[Entries taken from a collection]
########################################

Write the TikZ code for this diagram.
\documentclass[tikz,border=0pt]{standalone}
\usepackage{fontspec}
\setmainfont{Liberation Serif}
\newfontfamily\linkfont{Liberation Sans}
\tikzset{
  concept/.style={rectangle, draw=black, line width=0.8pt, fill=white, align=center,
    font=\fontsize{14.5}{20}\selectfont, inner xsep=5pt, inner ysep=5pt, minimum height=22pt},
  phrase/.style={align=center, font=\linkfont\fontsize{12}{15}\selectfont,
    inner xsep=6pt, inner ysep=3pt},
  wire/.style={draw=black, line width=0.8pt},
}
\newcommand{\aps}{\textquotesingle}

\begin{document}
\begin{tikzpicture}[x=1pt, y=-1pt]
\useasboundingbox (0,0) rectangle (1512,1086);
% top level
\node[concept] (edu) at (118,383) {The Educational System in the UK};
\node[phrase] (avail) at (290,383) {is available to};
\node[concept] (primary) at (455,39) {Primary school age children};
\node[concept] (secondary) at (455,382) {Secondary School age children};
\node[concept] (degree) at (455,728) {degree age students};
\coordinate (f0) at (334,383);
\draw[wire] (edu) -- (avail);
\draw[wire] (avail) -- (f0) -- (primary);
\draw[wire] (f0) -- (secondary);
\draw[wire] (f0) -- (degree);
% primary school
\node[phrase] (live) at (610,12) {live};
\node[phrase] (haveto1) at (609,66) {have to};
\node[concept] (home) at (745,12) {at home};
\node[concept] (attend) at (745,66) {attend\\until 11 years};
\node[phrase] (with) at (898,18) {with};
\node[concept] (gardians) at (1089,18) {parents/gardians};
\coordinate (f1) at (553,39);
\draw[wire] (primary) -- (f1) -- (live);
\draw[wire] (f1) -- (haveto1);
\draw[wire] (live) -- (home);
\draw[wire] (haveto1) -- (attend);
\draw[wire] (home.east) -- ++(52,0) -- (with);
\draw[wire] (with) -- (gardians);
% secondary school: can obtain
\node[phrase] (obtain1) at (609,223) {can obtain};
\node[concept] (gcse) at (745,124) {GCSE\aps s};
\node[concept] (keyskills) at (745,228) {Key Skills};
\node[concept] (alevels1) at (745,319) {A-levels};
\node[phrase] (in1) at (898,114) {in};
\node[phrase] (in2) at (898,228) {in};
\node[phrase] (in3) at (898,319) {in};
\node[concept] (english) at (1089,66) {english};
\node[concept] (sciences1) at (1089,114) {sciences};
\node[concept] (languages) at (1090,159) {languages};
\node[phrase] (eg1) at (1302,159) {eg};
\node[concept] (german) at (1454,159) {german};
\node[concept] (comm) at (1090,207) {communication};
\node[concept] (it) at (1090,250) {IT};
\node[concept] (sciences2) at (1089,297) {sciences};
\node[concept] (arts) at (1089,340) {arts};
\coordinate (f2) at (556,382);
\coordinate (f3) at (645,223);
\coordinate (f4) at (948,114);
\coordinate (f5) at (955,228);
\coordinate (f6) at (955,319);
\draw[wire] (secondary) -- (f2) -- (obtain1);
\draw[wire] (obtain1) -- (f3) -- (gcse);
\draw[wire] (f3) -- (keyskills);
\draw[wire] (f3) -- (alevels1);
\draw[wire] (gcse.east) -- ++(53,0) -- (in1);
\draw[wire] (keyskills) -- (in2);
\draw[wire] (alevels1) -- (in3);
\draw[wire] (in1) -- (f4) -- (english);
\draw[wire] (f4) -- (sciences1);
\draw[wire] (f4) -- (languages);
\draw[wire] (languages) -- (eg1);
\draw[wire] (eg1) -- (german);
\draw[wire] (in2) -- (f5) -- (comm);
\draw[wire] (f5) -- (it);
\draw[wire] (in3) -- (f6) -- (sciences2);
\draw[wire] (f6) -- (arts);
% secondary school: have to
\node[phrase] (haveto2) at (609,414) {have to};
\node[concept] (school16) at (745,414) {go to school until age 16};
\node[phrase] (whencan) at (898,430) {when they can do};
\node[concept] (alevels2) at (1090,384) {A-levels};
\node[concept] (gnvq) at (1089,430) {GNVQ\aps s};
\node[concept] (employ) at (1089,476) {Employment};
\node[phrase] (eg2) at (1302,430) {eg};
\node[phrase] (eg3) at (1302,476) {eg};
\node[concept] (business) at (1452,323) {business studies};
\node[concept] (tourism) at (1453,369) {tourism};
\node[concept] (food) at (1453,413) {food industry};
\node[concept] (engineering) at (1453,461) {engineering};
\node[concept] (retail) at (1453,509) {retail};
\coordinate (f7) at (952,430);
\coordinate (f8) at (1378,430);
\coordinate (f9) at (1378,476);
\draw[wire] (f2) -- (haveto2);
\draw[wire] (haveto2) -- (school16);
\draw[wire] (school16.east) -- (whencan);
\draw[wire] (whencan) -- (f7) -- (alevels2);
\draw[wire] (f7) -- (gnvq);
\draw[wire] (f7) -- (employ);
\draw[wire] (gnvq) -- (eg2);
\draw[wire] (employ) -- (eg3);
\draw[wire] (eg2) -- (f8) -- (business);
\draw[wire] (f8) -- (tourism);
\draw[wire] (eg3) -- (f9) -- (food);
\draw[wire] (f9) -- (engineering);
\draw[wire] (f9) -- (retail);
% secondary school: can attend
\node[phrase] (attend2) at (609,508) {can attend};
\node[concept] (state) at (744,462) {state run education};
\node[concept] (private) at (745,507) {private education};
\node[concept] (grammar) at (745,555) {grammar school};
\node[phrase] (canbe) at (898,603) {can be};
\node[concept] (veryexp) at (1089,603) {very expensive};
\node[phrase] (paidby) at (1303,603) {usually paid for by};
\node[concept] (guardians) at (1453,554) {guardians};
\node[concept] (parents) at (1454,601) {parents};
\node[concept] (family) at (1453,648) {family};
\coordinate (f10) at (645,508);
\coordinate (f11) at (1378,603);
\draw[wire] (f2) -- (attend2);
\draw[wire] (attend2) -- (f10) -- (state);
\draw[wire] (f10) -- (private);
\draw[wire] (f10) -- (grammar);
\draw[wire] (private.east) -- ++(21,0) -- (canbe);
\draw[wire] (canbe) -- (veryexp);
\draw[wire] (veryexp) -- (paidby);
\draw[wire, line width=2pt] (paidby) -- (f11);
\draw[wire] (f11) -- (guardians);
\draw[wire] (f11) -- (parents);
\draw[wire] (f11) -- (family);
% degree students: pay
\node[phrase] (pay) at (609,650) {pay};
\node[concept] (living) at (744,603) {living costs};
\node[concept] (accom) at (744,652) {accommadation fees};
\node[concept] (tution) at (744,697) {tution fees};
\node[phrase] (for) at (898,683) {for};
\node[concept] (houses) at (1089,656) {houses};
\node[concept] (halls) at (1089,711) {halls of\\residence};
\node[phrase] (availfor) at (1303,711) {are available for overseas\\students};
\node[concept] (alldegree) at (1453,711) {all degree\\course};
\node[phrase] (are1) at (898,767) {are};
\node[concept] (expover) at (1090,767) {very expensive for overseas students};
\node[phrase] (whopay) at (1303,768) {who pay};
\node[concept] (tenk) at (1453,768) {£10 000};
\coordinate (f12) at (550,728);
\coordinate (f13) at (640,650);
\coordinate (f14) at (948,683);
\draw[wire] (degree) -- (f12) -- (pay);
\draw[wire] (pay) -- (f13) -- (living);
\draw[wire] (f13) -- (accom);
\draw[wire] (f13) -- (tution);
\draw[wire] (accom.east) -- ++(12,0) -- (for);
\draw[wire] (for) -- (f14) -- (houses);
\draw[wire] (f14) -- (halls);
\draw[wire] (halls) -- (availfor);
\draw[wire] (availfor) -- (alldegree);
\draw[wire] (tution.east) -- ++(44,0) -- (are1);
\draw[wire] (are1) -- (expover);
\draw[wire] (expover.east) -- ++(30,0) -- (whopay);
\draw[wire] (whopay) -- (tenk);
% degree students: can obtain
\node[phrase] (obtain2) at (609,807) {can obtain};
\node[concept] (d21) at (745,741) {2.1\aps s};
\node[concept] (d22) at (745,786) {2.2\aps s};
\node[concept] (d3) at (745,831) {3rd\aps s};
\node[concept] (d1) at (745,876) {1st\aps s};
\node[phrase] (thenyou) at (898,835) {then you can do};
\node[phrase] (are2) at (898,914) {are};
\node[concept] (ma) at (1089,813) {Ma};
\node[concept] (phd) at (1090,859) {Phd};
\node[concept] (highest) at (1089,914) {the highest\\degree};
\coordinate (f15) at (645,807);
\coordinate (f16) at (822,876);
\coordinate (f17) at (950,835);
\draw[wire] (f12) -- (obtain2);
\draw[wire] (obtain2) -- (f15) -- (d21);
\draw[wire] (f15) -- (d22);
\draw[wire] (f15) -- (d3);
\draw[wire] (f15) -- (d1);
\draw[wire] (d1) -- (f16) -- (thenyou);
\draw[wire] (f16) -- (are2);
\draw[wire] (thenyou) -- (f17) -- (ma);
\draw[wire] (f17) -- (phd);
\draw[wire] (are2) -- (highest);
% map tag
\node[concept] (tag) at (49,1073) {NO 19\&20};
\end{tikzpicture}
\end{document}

########################################

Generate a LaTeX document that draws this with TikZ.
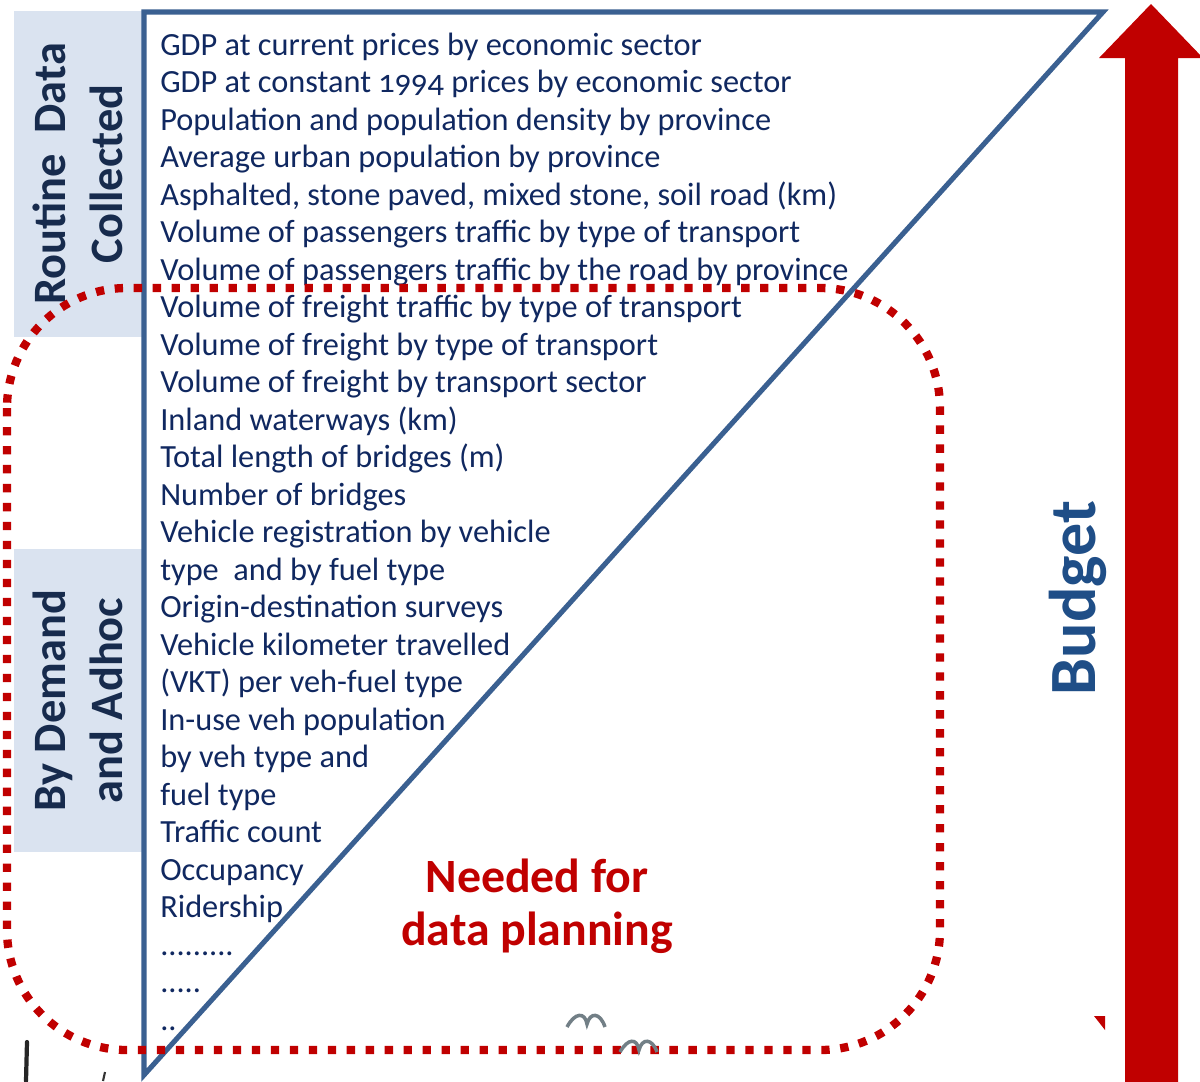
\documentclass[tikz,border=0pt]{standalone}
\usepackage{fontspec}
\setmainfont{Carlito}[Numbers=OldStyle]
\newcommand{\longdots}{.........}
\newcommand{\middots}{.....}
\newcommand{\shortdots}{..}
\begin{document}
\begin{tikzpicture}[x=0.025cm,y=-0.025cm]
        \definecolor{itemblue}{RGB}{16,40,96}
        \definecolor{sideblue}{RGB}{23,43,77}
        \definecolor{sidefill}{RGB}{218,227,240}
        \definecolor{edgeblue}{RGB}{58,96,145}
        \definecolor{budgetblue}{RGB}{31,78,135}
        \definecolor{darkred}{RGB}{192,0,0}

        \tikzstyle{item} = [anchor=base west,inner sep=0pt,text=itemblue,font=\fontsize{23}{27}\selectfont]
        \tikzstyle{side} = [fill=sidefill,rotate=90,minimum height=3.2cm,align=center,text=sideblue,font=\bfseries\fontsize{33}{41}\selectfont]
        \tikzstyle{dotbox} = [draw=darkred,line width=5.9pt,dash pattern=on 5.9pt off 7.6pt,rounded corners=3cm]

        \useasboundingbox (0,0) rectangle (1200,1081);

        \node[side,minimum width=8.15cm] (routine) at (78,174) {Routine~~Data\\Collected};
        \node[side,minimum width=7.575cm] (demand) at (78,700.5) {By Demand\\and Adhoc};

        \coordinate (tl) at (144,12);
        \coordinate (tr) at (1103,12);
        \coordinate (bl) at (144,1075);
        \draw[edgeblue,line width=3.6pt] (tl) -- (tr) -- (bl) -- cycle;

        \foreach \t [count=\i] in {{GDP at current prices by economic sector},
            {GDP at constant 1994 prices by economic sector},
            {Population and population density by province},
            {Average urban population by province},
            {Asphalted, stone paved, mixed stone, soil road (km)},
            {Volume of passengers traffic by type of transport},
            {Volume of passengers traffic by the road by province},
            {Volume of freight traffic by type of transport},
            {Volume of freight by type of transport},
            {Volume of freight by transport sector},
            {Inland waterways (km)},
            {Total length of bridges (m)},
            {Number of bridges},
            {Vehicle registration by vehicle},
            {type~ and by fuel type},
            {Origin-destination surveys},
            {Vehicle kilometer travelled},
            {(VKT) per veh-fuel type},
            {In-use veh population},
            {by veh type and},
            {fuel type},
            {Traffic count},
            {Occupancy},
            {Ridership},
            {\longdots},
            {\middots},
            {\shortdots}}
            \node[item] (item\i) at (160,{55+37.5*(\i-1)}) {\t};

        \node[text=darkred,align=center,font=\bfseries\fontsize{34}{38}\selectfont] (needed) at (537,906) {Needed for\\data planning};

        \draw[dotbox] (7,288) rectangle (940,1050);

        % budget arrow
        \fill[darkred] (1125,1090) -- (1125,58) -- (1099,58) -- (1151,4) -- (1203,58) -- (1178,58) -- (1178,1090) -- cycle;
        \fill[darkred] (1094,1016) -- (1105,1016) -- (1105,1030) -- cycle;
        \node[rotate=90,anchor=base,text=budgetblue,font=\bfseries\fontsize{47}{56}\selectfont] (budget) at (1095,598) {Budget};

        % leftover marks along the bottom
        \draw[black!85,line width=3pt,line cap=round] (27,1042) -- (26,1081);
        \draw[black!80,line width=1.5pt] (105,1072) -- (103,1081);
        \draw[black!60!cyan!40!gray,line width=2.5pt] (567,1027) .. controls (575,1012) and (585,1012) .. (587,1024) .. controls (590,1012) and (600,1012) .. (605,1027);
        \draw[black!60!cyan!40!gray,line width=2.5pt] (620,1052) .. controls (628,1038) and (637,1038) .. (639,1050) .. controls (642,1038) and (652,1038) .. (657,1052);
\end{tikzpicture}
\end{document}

########################################

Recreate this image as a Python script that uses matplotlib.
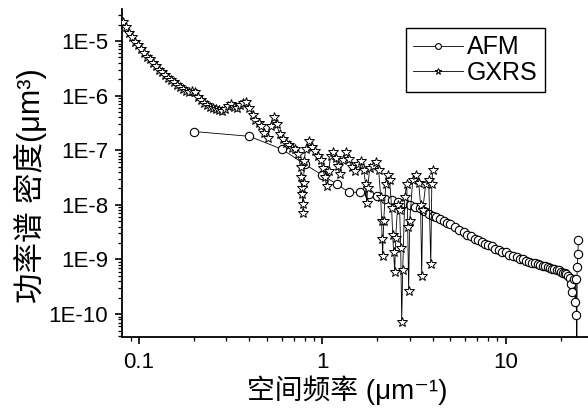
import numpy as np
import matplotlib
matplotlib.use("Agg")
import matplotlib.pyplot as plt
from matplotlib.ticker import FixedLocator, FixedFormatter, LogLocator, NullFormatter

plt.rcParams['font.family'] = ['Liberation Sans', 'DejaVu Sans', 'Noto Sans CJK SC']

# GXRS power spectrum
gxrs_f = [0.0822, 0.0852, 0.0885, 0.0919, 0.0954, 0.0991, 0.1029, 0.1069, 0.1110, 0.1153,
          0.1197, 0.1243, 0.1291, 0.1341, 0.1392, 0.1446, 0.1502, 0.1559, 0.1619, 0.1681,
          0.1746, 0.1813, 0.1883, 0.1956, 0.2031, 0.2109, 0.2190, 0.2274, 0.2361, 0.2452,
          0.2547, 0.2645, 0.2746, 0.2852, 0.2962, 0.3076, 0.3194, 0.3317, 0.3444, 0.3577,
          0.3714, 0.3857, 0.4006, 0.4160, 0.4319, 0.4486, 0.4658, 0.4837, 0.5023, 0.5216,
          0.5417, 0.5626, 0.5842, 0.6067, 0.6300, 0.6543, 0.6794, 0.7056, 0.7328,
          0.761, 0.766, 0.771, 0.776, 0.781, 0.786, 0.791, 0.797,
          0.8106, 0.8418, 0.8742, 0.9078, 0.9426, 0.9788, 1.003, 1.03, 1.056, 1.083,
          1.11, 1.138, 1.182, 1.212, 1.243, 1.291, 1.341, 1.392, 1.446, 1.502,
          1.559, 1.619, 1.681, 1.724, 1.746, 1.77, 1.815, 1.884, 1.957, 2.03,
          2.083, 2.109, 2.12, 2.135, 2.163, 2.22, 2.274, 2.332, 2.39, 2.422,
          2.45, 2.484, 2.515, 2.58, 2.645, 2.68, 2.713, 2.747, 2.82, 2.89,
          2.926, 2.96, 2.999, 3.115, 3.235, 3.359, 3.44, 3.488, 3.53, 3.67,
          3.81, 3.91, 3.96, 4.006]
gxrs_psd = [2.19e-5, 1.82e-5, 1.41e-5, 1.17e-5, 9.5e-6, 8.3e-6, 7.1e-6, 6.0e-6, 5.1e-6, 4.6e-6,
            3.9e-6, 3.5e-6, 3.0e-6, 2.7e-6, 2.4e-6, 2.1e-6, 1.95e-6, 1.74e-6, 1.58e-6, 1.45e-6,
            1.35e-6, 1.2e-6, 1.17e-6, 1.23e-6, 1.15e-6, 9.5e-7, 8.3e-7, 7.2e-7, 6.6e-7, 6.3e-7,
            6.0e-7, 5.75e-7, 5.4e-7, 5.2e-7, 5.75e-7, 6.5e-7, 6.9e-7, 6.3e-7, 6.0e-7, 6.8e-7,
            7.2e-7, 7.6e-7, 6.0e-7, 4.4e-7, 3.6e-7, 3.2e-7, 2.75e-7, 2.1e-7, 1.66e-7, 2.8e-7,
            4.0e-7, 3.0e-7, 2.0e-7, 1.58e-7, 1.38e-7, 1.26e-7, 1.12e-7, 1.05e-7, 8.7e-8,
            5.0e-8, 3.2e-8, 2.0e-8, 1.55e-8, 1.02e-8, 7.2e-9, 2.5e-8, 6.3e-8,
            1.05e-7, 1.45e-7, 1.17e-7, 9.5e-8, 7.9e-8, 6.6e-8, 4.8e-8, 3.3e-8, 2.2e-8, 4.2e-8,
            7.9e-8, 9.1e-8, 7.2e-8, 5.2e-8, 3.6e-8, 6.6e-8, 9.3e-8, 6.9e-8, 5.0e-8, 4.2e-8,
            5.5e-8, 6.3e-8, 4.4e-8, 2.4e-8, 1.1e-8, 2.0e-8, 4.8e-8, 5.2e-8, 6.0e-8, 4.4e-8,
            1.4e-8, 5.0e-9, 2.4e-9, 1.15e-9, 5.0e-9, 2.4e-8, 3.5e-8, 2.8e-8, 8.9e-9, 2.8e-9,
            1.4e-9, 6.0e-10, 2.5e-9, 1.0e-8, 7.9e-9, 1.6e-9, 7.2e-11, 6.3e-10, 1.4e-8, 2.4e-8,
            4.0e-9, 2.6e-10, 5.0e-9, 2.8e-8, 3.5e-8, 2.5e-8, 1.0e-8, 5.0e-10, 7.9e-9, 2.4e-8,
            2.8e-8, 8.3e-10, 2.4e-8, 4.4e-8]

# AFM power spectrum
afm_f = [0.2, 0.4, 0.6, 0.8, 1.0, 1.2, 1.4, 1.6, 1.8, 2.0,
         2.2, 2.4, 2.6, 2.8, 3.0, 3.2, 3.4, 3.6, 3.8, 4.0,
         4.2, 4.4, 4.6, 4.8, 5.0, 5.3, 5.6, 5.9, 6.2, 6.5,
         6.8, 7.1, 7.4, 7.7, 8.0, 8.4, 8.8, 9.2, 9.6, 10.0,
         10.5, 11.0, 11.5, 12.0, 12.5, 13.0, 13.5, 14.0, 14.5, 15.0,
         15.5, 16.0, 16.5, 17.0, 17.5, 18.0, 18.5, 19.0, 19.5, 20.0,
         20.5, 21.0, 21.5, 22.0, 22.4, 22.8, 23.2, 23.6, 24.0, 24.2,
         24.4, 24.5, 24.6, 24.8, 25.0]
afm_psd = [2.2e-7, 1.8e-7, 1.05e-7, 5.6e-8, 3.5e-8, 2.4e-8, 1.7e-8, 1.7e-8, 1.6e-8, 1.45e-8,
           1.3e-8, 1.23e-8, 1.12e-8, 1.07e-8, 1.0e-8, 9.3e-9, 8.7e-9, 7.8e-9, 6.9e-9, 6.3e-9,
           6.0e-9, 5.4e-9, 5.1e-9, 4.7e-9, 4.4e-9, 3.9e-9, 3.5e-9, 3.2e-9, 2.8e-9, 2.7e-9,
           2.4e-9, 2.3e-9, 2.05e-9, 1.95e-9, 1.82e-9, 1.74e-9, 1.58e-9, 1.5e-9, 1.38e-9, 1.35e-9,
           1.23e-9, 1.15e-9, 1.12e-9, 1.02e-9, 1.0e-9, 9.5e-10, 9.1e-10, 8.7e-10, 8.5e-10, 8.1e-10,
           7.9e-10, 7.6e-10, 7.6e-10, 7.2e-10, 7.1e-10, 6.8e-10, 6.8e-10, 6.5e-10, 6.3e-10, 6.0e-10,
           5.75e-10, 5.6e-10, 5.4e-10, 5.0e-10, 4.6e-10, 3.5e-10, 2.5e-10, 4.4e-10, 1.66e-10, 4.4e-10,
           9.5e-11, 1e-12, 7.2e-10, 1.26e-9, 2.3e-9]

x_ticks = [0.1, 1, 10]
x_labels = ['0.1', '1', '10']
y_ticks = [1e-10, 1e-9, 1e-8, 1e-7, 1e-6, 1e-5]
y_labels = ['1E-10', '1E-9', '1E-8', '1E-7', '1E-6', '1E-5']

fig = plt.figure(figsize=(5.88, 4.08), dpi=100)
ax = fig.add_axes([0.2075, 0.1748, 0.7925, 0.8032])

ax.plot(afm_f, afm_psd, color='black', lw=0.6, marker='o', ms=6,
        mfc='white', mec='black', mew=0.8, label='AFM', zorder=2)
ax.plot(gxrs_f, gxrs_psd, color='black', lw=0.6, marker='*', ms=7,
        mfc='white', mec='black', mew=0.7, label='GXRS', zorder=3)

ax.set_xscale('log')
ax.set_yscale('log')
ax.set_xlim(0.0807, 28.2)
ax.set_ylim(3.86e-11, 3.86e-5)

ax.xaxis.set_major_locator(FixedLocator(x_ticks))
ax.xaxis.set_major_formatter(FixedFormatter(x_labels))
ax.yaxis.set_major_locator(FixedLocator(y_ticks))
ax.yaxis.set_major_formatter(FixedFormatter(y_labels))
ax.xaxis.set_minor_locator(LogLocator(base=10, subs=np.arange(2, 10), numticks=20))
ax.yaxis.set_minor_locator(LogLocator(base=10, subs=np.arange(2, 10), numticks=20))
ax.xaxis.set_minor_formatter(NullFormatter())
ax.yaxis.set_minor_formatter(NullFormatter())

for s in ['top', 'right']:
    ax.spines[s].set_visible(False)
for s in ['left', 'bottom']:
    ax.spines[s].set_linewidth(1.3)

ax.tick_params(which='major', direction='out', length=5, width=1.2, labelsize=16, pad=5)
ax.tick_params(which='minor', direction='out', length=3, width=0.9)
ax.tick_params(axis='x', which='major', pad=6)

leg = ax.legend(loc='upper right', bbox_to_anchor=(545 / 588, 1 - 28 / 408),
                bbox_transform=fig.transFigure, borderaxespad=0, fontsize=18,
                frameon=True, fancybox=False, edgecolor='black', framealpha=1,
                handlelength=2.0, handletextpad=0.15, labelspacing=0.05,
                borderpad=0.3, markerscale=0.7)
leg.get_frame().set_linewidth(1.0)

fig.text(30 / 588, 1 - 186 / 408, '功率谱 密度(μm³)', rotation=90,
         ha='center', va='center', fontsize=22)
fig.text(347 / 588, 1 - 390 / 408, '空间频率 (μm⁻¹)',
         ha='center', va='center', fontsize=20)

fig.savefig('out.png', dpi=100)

########################################

* **Task brief**:
Print the line above containing "Recreate this image", the line containing "from matplotlib.ticker import", and everything between them, exactly as written. Pictures stay out.

* **Right answer**:
Recreate this image as a Python script that uses matplotlib.
import numpy as np
import matplotlib
matplotlib.use("Agg")
import matplotlib.pyplot as plt
from matplotlib.ticker import FixedLocator, FixedFormatter, LogLocator, NullFormatter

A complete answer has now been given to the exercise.